For anyone willing to read it, the January 2007 Congressional Budget Office annual report settles any debate. Citing the original CBO forecasts of capital gains tax revenue of $42 billion in 2003, $46 billion in 2004, $52 billion in 2005, and $57 billion in 2006, Democrats who opposed the rate reduction in 2003 claimed that the capital gains tax cut would "cost" the federal treasury $5.4 billion in fiscal years 2003-2006.
Those forecasts were embarrassingly wrong. The 2007 CBO report revealed that capital gains and dividends tax collections were actually $51 billion in 2003, $72 billion in 2004, $97 billion in 2005, and $110 billion in 2006, the last two years nearly doubling initial forecasts.
In other words, forecasts in earlier CBO reports were low by a total of $133 billion for the four-year period. This tax rate reduction stimulated enough additional economic activity to more than offset forecasted losses.
Reductions in tax rates for capital gains were arguably the most successful fiscal initiatives of the past thirty years.
How could the CBO and Democrats have gotten it so wrong?
It's very simple. Forecasts are guesses. When rates change in either direction, the CBO does linear forecasts on tax revenues, never estimating the stimulation or retardation of economic activity resulting from the changes. It is all policy permits them to do. Accordingly, CBO forecasts for rate changes are always wrong. CBO results, on the other hand, are facts -- the same facts that appear in reports from the OMB and the IRS. Four years of factual history on the 2003 tax rate reduction on capital gains and dividends in the CBO's own report showed that contrary to their expectation of revenue declines, the Treasury actually received record revenues from this class of tax obligation. For that matter, including the 2001 rate reductions on income, Treasury revenues set records through 2007, at that point exceeding original forecasts by roughly twice the cost of the two wars in which America was engaged. The CBO was wrong about that as well.
Politicians and their enablers who embrace old, wrong guesses and ignore newer facts are either a little stupid, or they think we are.
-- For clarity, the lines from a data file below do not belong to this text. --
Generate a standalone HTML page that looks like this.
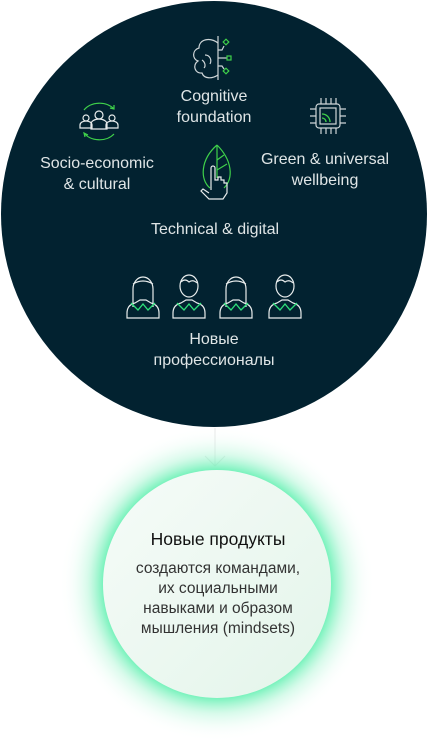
<!DOCTYPE html>
<html><head><meta charset="utf-8"><style>
html,body{margin:0;padding:0;background:#fff;}
body{width:428px;height:739px;position:relative;overflow:hidden;font-family:"Liberation Sans","Noto Sans CJK SC",sans-serif;}
svg{position:absolute;left:0;top:0;}
</style></head><body>
<svg width="428" height="739" viewBox="0 0 428 739" xmlns="http://www.w3.org/2000/svg">
<defs>
<radialGradient id="glow" cx="0.5" cy="0.5" r="0.5">
<stop offset="0.72" stop-color="#5ff0b0" stop-opacity="0.85"/>
<stop offset="0.82" stop-color="#a8f5d2" stop-opacity="0.45"/>
<stop offset="0.92" stop-color="#e0fbef" stop-opacity="0.2"/>
<stop offset="1" stop-color="#ffffff" stop-opacity="0"/>
</radialGradient>
<linearGradient id="fill" x1="0" y1="0" x2="1" y2="1">
<stop offset="0" stop-color="#f6fbf8"/>
<stop offset="1" stop-color="#e3f5ea"/>
</linearGradient>
</defs>
<circle cx="214" cy="214" r="213" fill="#022230"/>
<line x1="215" y1="428" x2="215" y2="466" stroke="#e6e6e6" stroke-width="1"/>
<polyline points="205,456 215,466 225,456" fill="none" stroke="#e6e6e6" stroke-width="1"/>
<circle cx="217" cy="584" r="158" fill="url(#glow)"/>
<circle cx="217" cy="584" r="114" fill="url(#fill)"/>
<!-- brain icon -->
<g fill="none" stroke="#cfd6d8" stroke-width="1.2">
<line x1="218" y1="36" x2="218" y2="80"/>
<path d="M218 43 C210 37 199 39 199 48 C192 50 192 59 198 61 C192 65 195 74 202 73 C204 79 212 79 218 75"/>
<path d="M205 55 C210 55 212 60 210 64"/><path d="M202 60 C205 62 206 66 204 68"/>
<polyline points="218,50 222,50 224,46"/><line x1="218" y1="58" x2="227" y2="58"/><polyline points="218,66 222,66 224,69"/>
</g>
<g fill="none" stroke="#3fd14a" stroke-width="1.2">
<rect x="224" y="40" width="4" height="4" transform="rotate(45 226 42)"/><rect x="227" y="56" width="4" height="4"/><rect x="224" y="69" width="4" height="4" transform="rotate(45 226 71)"/>
</g>
<!-- people icon -->
<g fill="none" stroke="#e8ecec" stroke-width="1.2">
<circle cx="86" cy="118" r="3"/><path d="M80 128 v-3 a6 4 0 0 1 12 0 v3 z"/>
<circle cx="99" cy="115" r="4"/><path d="M91 129 v-5 a8 5 0 0 1 16 0 v5 z"/>
<circle cx="112" cy="118" r="3"/><path d="M106 128 v-3 a6 4 0 0 1 12 0 v3 z"/>
</g>
<g fill="none" stroke="#3fd14a" stroke-width="1.2">
<path d="M84 110 A18 14 0 0 1 114 109"/><polyline points="110,108 114,109 114,105"/>
<path d="M84 133 A18 14 0 0 0 114 134"/><polyline points="88,135 84,133 85,137"/>
</g>
<!-- chip icon -->
<g fill="none" stroke="#cfd6d8" stroke-width="1.2">
<rect x="316" y="104" width="24" height="24" rx="3"/><rect x="320" y="108" width="16" height="16"/>
<path d="M321 98v6M326 98v6M331 98v6M336 98v6M321 128v6M326 128v6M331 128v6M336 128v6M310 109h6M310 116h6M310 123h6M340 109h6M340 116h6M340 123h6"/>
</g>
<g fill="none" stroke="#3fd14a" stroke-width="1.3"><path d="M322 114 a8 8 0 0 1 8 8"/><path d="M322 118 a4 4 0 0 1 4 4"/></g>
<!-- leaf -->
<g fill="none" stroke="#3fd14a" stroke-width="1.2"><path d="M217 145 C200 160 200 180 210 188 M217 145 C232 160 234 178 224 188"/><line x1="217" y1="145" x2="217" y2="178"/><path d="M217 160 l7 -5M217 170 l10 -6"/></g>
<g fill="none" stroke="#e8ecec" stroke-width="1.2"><path d="M211 190 v-22 a2 2 0 0 1 4 0 v12 h3 v-3 h3 v3 h3 v3 h3 v10 l-4 6 h-14 l-8 -8 l2 -2 l6 4"/></g>
<!-- persons -->
<g fill="none" stroke="#e8ecec" stroke-width="1.2">
<g transform="translate(143 0)"><path d="M-10 307 v-18 a10 12 0 0 1 20 0 v18"/><path d="M-10 284 q10 -6 20 0"/><path d="M-16 318 v-5 q0-8 8-10 l5-3 h6 l5 3 q8 2 8 10 v5 z"/></g>
<g transform="translate(189 0)"><ellipse cx="0" cy="286" rx="9" ry="11"/><path d="M-8 282 q4 -4 8 0 q4 -3 8 1"/><path d="M-16 318 v-5 q0-8 8-10 l5-3 h6 l5 3 q8 2 8 10 v5 z"/></g>
<g transform="translate(236 0)"><path d="M-10 307 v-18 a10 12 0 0 1 20 0 v18"/><path d="M-10 284 q10 -6 20 0"/><path d="M-16 318 v-5 q0-8 8-10 l5-3 h6 l5 3 q8 2 8 10 v5 z"/></g>
<g transform="translate(285 0)"><ellipse cx="0" cy="286" rx="9" ry="11"/><path d="M-8 282 q4 -4 8 0 q4 -3 8 1"/><path d="M-16 318 v-5 q0-8 8-10 l5-3 h6 l5 3 q8 2 8 10 v5 z"/></g>
</g>
<g fill="none" stroke="#2ee07a" stroke-width="1.3">
<polyline transform="translate(143 0)" points="-12,303 -5,310 0,304 5,310 12,303"/>
<polyline transform="translate(189 0)" points="-12,303 -5,310 0,304 5,310 12,303"/>
<polyline transform="translate(236 0)" points="-12,303 -5,310 0,304 5,310 12,303"/>
<polyline transform="translate(285 0)" points="-12,303 -5,310 0,304 5,310 12,303"/>
</g>
<g fill="#dfe5e6" font-family="Liberation Sans, sans-serif" font-size="16" text-anchor="middle">
<text x="214" y="101">Cognitive</text><text x="214" y="122">foundation</text>
<text x="97" y="168">Socio-economic</text><text x="97" y="189">&amp; cultural</text>
<text x="325" y="164">Green &amp; universal</text><text x="325" y="185">wellbeing</text>
<text x="215" y="234">Technical &amp; digital</text>
<text x="214" y="344">Новые</text><text x="214" y="365">профессионалы</text>
</g>
<g font-family="Liberation Sans, sans-serif" text-anchor="middle">
<text x="218" y="545" font-size="17.5" fill="#111">Новые продукты</text>
<g font-size="15.5" fill="#333">
<text x="218" y="573">создаются командами,</text>
<text x="218" y="593">их социальными</text>
<text x="218" y="613">навыками и образом</text>
<text x="218" y="633">мышления (mindsets)</text>
</g></g>
</svg>
</body></html>
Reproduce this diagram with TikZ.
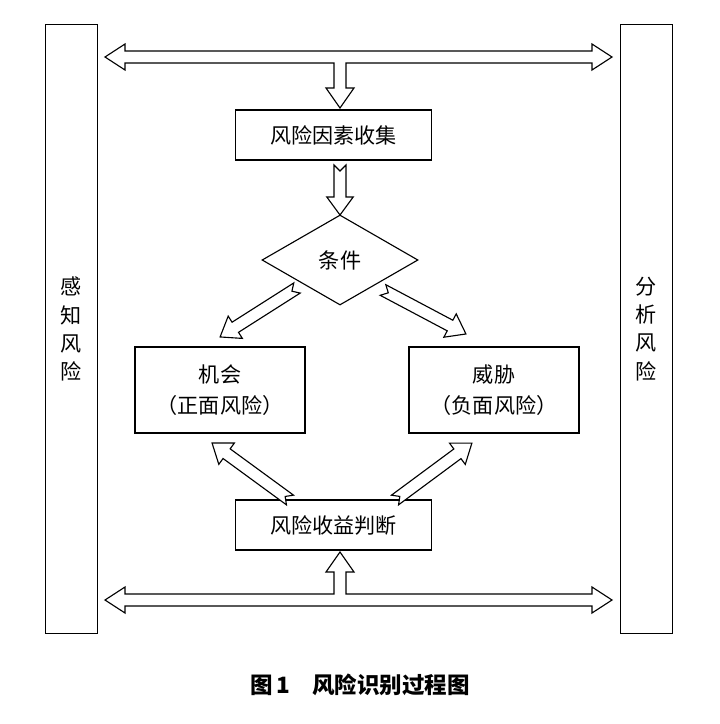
\documentclass[tikz,border=0pt]{standalone}
\usepackage{fontspec}
\setmainfont{Noto Sans CJK SC}
\usetikzlibrary{positioning, calc, shapes.geometric}

\tikzset{
  box/.style={draw, thick, minimum width=4.9cm, minimum height=1.25cm, font=\fontsize{15}{19}\selectfont},
  bigbox/.style={draw, thick, minimum width=4.25cm, minimum height=2.15cm, align=center, font=\fontsize{15}{22}\selectfont},
  side/.style={draw, thick, minimum width=1.32cm, minimum height=15.2cm, align=center, font=\fontsize{15}{20}\selectfont},
  hollow/.style={draw, thick, fill=white, line join=miter}
}
% hollow block arrow with notched tail, from #1 to #2
\newcommand\hollowarrow[2]{%
  \draw[hollow] let \p1=($(#2)-(#1)$), \n1={atan2(\y1,\x1)}, \n2={veclen(\x1,\y1)} in
    [shift={(#1)}, rotate=\n1]
    (0cm,0.15cm) -- ({\n2-0.45cm},0.15cm) -- ({\n2-0.45cm},0.33cm) -- ({\n2},0cm)
    -- ({\n2-0.45cm},-0.33cm) -- ({\n2-0.45cm},-0.15cm) -- (0cm,-0.15cm) -- (0.15cm,0cm) -- cycle;}

\begin{document}
\begin{tikzpicture}[x=0.025cm, y=-0.025cm]
\useasboundingbox (0,0) rectangle (720,724);

\node[side] (sense) at (71.5,329) {感\\知\\风\\险};
\node[side] (analyse) at (646.5,329) {分\\析\\风\\险};

\node[box] (collect) at (333.5,135) {风险因素收集};
\node[draw, thick, diamond, aspect=1.75, minimum width=3.9cm, minimum height=2.25cm,
  font=\fontsize{15}{19}\selectfont] (cond) at (340,260) {条件};
\node[bigbox] (chance) at (220,390) {机会\\（正面风险）};
\node[bigbox] (threat) at (494,390) {威胁\\（负面风险）};
\node[box] (judge) at (333.5,525) {风险收益判断};

% top double arrow with branch
\draw[hollow] (105,57) -- (125,44) -- (125,51) -- (592,51) -- (592,44) -- (612,57)
  -- (592,70) -- (592,63) -- (346,63) -- (346,88) -- (354,88) -- (340,108)
  -- (326,88) -- (334,88) -- (334,63) -- (125,63) -- (125,70) -- cycle;
% bottom double arrow with branch
\draw[hollow] (105,600) -- (125,587) -- (125,594) -- (334,594) -- (334,572) -- (326,572)
  -- (340,552) -- (354,572) -- (346,572) -- (346,594) -- (592,594) -- (592,587)
  -- (612,600) -- (592,613) -- (592,606) -- (125,606) -- (125,613) -- cycle;

\coordinate (c1) at (340,165);
\coordinate (c2) at (340,215);
\hollowarrow{c1}{c2}
\coordinate (l1) at (297,288);
\coordinate (l2) at (220,337);
\hollowarrow{l1}{l2}
\coordinate (r1) at (383,290);
\coordinate (r2) at (466,334);
\hollowarrow{r1}{r2}
\coordinate (b1) at (290,500);
\coordinate (b2) at (212,443);
\hollowarrow{b1}{b2}
\coordinate (b3) at (395,500);
\coordinate (b4) at (472,443);
\hollowarrow{b3}{b4}

\node[font=\bfseries\fontsize{16}{20}\selectfont] (cap) at (360,685) {图\,1\quad 风险识别过程图};
\end{tikzpicture}
\end{document}
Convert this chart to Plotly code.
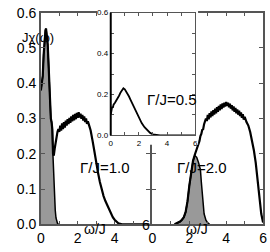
import plotly.graph_objects as go

# ---- data ----
# Gamma/J = 1.0 (left panel): total response and shaded low-energy peak
w_g10 = [0.00, 0.05, 0.10, 0.15, 0.20, 0.25, 0.28, 0.32, 0.37, 0.42, 0.46, 0.50,
         0.54, 0.58, 0.62, 0.66, 0.70, 0.74, 0.78, 0.82, 0.86, 0.90, 0.95]
chi_g10_peak = [0.38, 0.40, 0.42, 0.48, 0.525, 0.55, 0.555, 0.53, 0.51, 0.45, 0.39, 0.34,
                0.30, 0.29, 0.27, 0.19, 0.12, 0.075, 0.04, 0.018, 0.008, 0.003, 0.0]
w_t10 = [0.00, 0.05, 0.10, 0.15, 0.20, 0.25, 0.28, 0.32, 0.37, 0.42,
         0.46, 0.50, 0.54, 0.58, 0.62, 0.66, 0.70, 0.75, 0.80, 0.85,
         0.90, 0.95, 1.00, 1.05, 1.10, 1.15, 1.20, 1.25, 1.30, 1.35,
         1.40, 1.45, 1.50, 1.55, 1.60, 1.65, 1.70, 1.75, 1.80, 1.85,
         1.90, 1.95, 2.00, 2.05, 2.10, 2.15, 2.20, 2.25, 2.30, 2.35,
         2.40, 2.45, 2.50, 2.55, 2.60, 2.65, 2.70, 2.75, 2.80, 2.90,
         3.00, 3.10, 3.20, 3.30, 3.40, 3.50, 3.60, 3.70, 3.80, 3.90,
         4.00, 4.10, 4.20, 4.40, 4.80, 5.20, 5.60, 5.90]
chi_t10 = [0.38, 0.40, 0.42, 0.48, 0.525, 0.55, 0.555, 0.53, 0.51, 0.45,
           0.39, 0.34, 0.30, 0.29, 0.27, 0.20, 0.195, 0.215, 0.235, 0.25,
           0.262, 0.27, 0.262, 0.28, 0.266, 0.286, 0.27, 0.29, 0.274, 0.294,
           0.28, 0.298, 0.284, 0.302, 0.288, 0.306, 0.292, 0.31, 0.295, 0.313,
           0.298, 0.316, 0.302, 0.318, 0.303, 0.314, 0.299, 0.31, 0.294, 0.306,
           0.29, 0.30, 0.285, 0.292, 0.278, 0.275, 0.266, 0.255, 0.238, 0.208,
           0.17, 0.146, 0.12, 0.097, 0.08, 0.066, 0.054, 0.042, 0.03, 0.02,
           0.013, 0.007, 0.003, 0.0, 0.0, 0.0, 0.0, 0.0]

# Gamma/J = 0.5 (inset)
w_g05 = [0.0, 0.05, 0.1, 0.15, 0.2, 0.3, 0.4, 0.5, 0.6, 0.7, 0.8, 0.9, 1.0, 1.1,
         1.2, 1.3, 1.4, 1.5, 1.6, 1.7, 1.8, 1.9, 2.0, 2.2, 2.4, 2.6, 2.8, 3.0,
         3.2, 3.5, 4.0, 5.0, 6.0]
chi_g05 = [0.10, 0.125, 0.14, 0.135, 0.15, 0.16, 0.17, 0.185, 0.195, 0.21, 0.22, 0.23,
           0.225, 0.215, 0.20, 0.19, 0.175, 0.16, 0.145, 0.13, 0.115, 0.10, 0.085,
           0.06, 0.04, 0.025, 0.012, 0.005, 0.002, 0.0, 0.0, 0.0, 0.0]

# Gamma/J = 2.0 (right panel)
w_g20_peak = [1.2, 1.4, 1.5, 1.6, 1.7, 1.8, 1.9, 2.0, 2.1, 2.2, 2.3, 2.4, 2.5, 2.6,
              2.65, 2.7, 2.75, 2.8, 2.9, 3.0, 3.1]
chi_g20_peak = [0.0, 0.004, 0.008, 0.013, 0.02, 0.035, 0.065, 0.11, 0.15, 0.18, 0.195,
                0.19, 0.175, 0.155, 0.12, 0.08, 0.05, 0.03, 0.012, 0.004, 0.0]
w_t20 = [1.2, 1.4, 1.5, 1.6, 1.7, 1.8, 1.9, 2.0, 2.1, 2.2, 2.3,
         2.35, 2.40, 2.45, 2.50, 2.55, 2.60, 2.65, 2.70, 2.75, 2.80,
         2.85, 2.90, 2.95, 3.00, 3.05, 3.10, 3.15, 3.20, 3.25, 3.30,
         3.35, 3.40, 3.45, 3.50, 3.55, 3.60, 3.65, 3.70, 3.75, 3.80,
         3.85, 3.90, 3.95, 4.00, 4.05, 4.10, 4.15, 4.20, 4.25, 4.30,
         4.35, 4.40, 4.45, 4.50, 4.55, 4.60, 4.65, 4.70, 4.75, 4.80,
         4.85, 4.90, 4.95, 5.00,
         5.1, 5.2, 5.3, 5.4, 5.5, 5.6, 5.7, 5.8, 5.9, 6.0]
chi_t20 = [0.0, 0.004, 0.008, 0.013, 0.02, 0.035, 0.065, 0.11, 0.15, 0.18, 0.198,
           0.205, 0.214, 0.22, 0.232, 0.236, 0.25, 0.256, 0.268, 0.27, 0.284,
           0.296, 0.30, 0.293, 0.31, 0.298, 0.315, 0.303, 0.32, 0.307, 0.324,
           0.311, 0.328, 0.315, 0.332, 0.319, 0.336, 0.323, 0.34, 0.327, 0.343,
           0.331, 0.345, 0.334, 0.347, 0.336, 0.345, 0.332, 0.342, 0.328, 0.338,
           0.323, 0.334, 0.319, 0.33, 0.315, 0.326, 0.311, 0.322, 0.307, 0.317,
           0.302, 0.312, 0.297, 0.305,
           0.29, 0.28, 0.262, 0.24, 0.21, 0.175, 0.125, 0.075, 0.03, 0.005]

W, H = 270, 252
FONT = "Liberation Sans, Arial, sans-serif"
GRAY = "#999999"
FRAME = "#555555"


def px(x):
    return x / W


def py(y):
    return 1 - y / H


fig = go.Figure()

# left panel
fig.add_trace(go.Scatter(x=w_g10, y=chi_g10_peak, mode="lines", fill="tozeroy",
                         fillcolor=GRAY, line=dict(color="black", width=1.5),
                         xaxis="x", yaxis="y"))
fig.add_trace(go.Scatter(x=w_t10, y=chi_t10, mode="lines",
                         line=dict(color="black", width=2.2), xaxis="x", yaxis="y"))
# right panel
fig.add_trace(go.Scatter(x=w_g20_peak, y=chi_g20_peak, mode="lines", fill="tozeroy",
                         fillcolor=GRAY, line=dict(color="black", width=1.5),
                         xaxis="x2", yaxis="y2"))
fig.add_trace(go.Scatter(x=w_t20, y=chi_t20, mode="lines",
                         line=dict(color="black", width=2.2), xaxis="x2", yaxis="y2"))
# blank white backing for the inset
fig.add_trace(go.Scatter(x=[], y=[], xaxis="x3", yaxis="y3"))
# inset
fig.add_trace(go.Scatter(x=w_g05, y=chi_g05, mode="lines",
                         line=dict(color="black", width=1.8), xaxis="x4", yaxis="y4"))

common_x = dict(showgrid=False, zeroline=False, showline=True, mirror="ticks",
                linecolor=FRAME, linewidth=1.5, ticks="inside", ticklen=4,
                tickcolor=FRAME, tickwidth=1.2, tick0=0, dtick=2,
                minor=dict(dtick=1, ticks="inside", ticklen=4, tickcolor=FRAME),
                tickfont=dict(size=14, color="black", family=FONT))
common_y = dict(showgrid=False, zeroline=False, showline=True, mirror="ticks",
                linecolor=FRAME, linewidth=1.5, ticks="inside", ticklen=4,
                tickcolor=FRAME, tickwidth=1.2, range=[0, 0.6], tick0=0, dtick=0.1,
                tickformat=".1f",
                tickfont=dict(size=14, color="black", family=FONT))
ydom = [py(231), py(5)]
hidden = dict(visible=True, showgrid=False, zeroline=False, showline=False,
              showticklabels=False, ticks="")

fig.update_layout(
    width=W, height=H, autosize=False,
    margin=dict(l=0, r=0, t=0, b=0),
    paper_bgcolor="white", plot_bgcolor="white",
    showlegend=False,
    font=dict(family=FONT, color="black"),
    xaxis=dict(common_x, domain=[px(38), px(150)], range=[0, 112 / 19], anchor="y"),
    yaxis=dict(common_y, domain=ydom, anchor="x"),
    xaxis2=dict(common_x, domain=[px(153), px(267)], range=[0, 6], anchor="y2"),
    yaxis2=dict(common_y, domain=ydom, anchor="x2", showticklabels=False),
    xaxis3=dict(hidden, domain=[px(96), px(200)], range=[0, 1], anchor="y3"),
    yaxis3=dict(hidden, domain=[py(146), 1], range=[0, 1], anchor="x3"),
    xaxis4=dict(common_x, domain=[px(110), px(197)], range=[0, 6], anchor="y4",
                linewidth=1, ticklen=3, tickwidth=1,
                minor=dict(dtick=1, ticks="inside", ticklen=3, tickcolor=FRAME),
                tickfont=dict(size=8, color="black", family=FONT)),
    yaxis4=dict(common_y, domain=[py(136), py(5)], anchor="x4", dtick=0.2,
                linewidth=1, ticklen=3, tickwidth=1,
                minor=dict(dtick=0.1, ticks="inside", ticklen=3, tickcolor=FRAME),
                tickfont=dict(size=8, color="black", family=FONT)),
)

fig.add_shape(type="line", xref="paper", yref="paper", x0=px(110), x1=px(110),
              y0=py(136), y1=py(5), line=dict(color="black", width=2), layer="above")

ann = [
    ("Jχ(ω)", 16, 21, 13),
    ("Γ/J=1.0", 76, 182, 15),
    ("Γ/J=0.5", 173, 98, 15),
    ("Γ/J=2.0", 232, 182, 15),
    ("ω/J", 94, 247, 14),
    ("ω/J", 212, 247, 14),
    ("6", 146, 242, 14),
]
for t, x, y, s in ann:
    fig.add_annotation(text=t, x=px(x), y=py(y), xref="paper", yref="paper",
                       showarrow=False, font=dict(size=s, color="black", family=FONT))

fig.write_html("out.html", config={"displayModeBar": False},
               post_script="document.body.style.margin='0';"
                           "document.body.style.overflow='hidden';")
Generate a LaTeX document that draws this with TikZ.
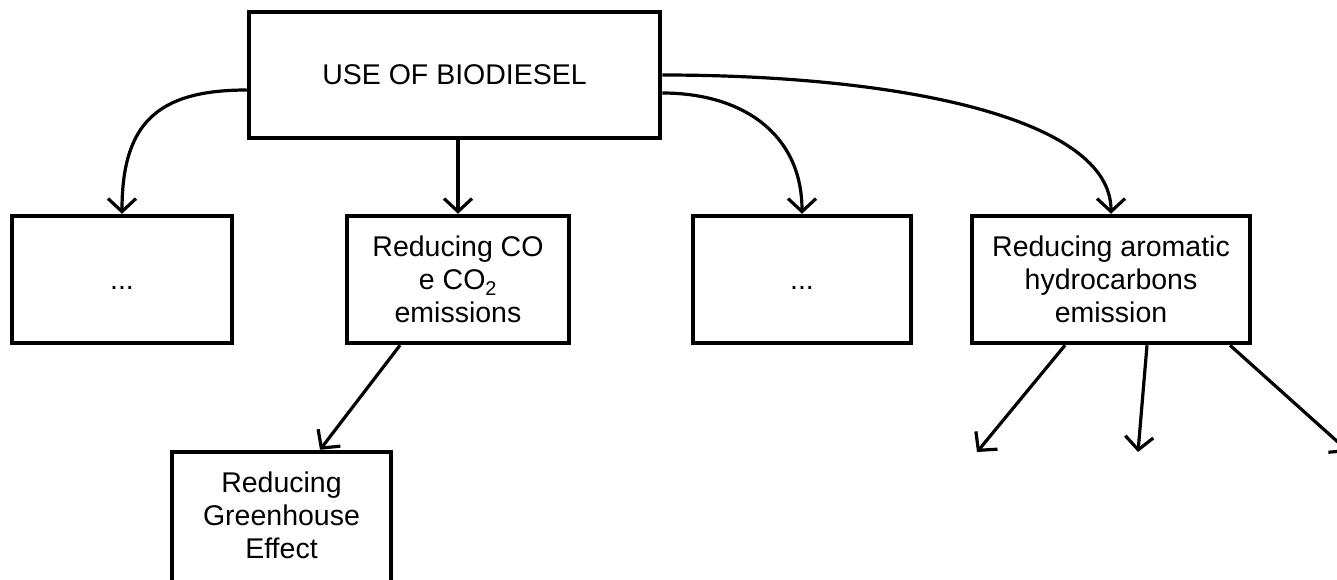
\documentclass[tikz,border=0pt]{standalone}
\usepackage{fontspec}
\setmainfont{Liberation Sans}
\usetikzlibrary{arrows.meta}
\begin{document}
\begin{tikzpicture}[x=1pt,y=-1pt,
  box/.style={draw,line width=4.5pt,rectangle,inner sep=0pt,align=center,
    font=\fontsize{28.5}{33}\selectfont},
  smallbox/.style={box,minimum height=127pt},
  dots/.style={text height=20pt,text depth=0pt},
  link/.style={line width=3.2pt,-{Straight Barb[length=13pt,width=28pt]}}]
\useasboundingbox (0,0) rectangle (1337,579);

% boxes
\node[box,minimum width=411pt,minimum height=126pt] (main) at (454.5,75) {USE OF BIODIESEL};
\node[smallbox,dots,minimum width=220pt] (b1) at (122,279.5) {...};
\node[smallbox,minimum width=222pt] (b2) at (458,279.5) {Reducing CO\\e CO\textsubscript{2}\\emissions};
\node[smallbox,dots,minimum width=218pt] (b3) at (802,279.5) {...};
\node[smallbox,minimum width=278pt] (b4) at (1111,279.5) {Reducing aromatic\\hydrocarbons\\emission};
\node[box,minimum width=219pt,minimum height=136pt,text depth=9pt] (b5) at (281.5,520) {Reducing\\Greenhouse\\Effect};

% open arrow ends below the aromatic hydrocarbons box
\coordinate (r1) at (977,452);
\coordinate (r2) at (1138,452);
\coordinate (r3) at (1349,452);

% connectors
\draw[link] (main.west |- 0,90) .. controls +(-90,0) and +(0,-90) .. (b1.north);
\draw[link] (main.south -| b2.north) -- (b2.north);
\draw[link] (main.east |- 0,93) .. controls +(80,0) and +(0,-80) .. (b3.north);
\draw[link] (main.east |- 0,75) .. controls +(240,0) and +(0,-95) .. (b4.north);
\draw[link] ([xshift=-58pt]b2.south) -- ([xshift=38.5pt]b5.north);
\draw[link] ([xshift=-46pt]b4.south) -- (r1);
\draw[link] ([xshift=36pt]b4.south) -- (r2);
\draw[link] ([xshift=119pt]b4.south) -- (r3);
\end{tikzpicture}
\end{document}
All of America's current deficits are the result of spending by both parties above the baseline, including spending on the costs of war, homeland security, and natural disaster. Despite those circumstances, at the rates of economic growth through 2007 and with simple spending restraint, the Bush-era 2001 and 2003 tax rate reductions should have yielded a surplus by 2009 with no increase in taxes.
Unfortunately, federal expenditures have been setting records, too, and are increasing drastically. A typical Congress has a spending problem, not a revenue problem. This Congress is no exception, except that its members are spending at exceptional rates and have no will to stop.
Millions of Americans fell off the tax rolls following the 2001 rate reductions on income. Today, the top 1% of earners pays more taxes than the bottom 95%. Who really believes that taxing this top group even more is going to pay everyone's tab for the ambitious and irresponsible spending objectives of the Democrats in Washington?
Unless clearer heads prevail, we will all pay. Hope for the best, but prepare for the worst.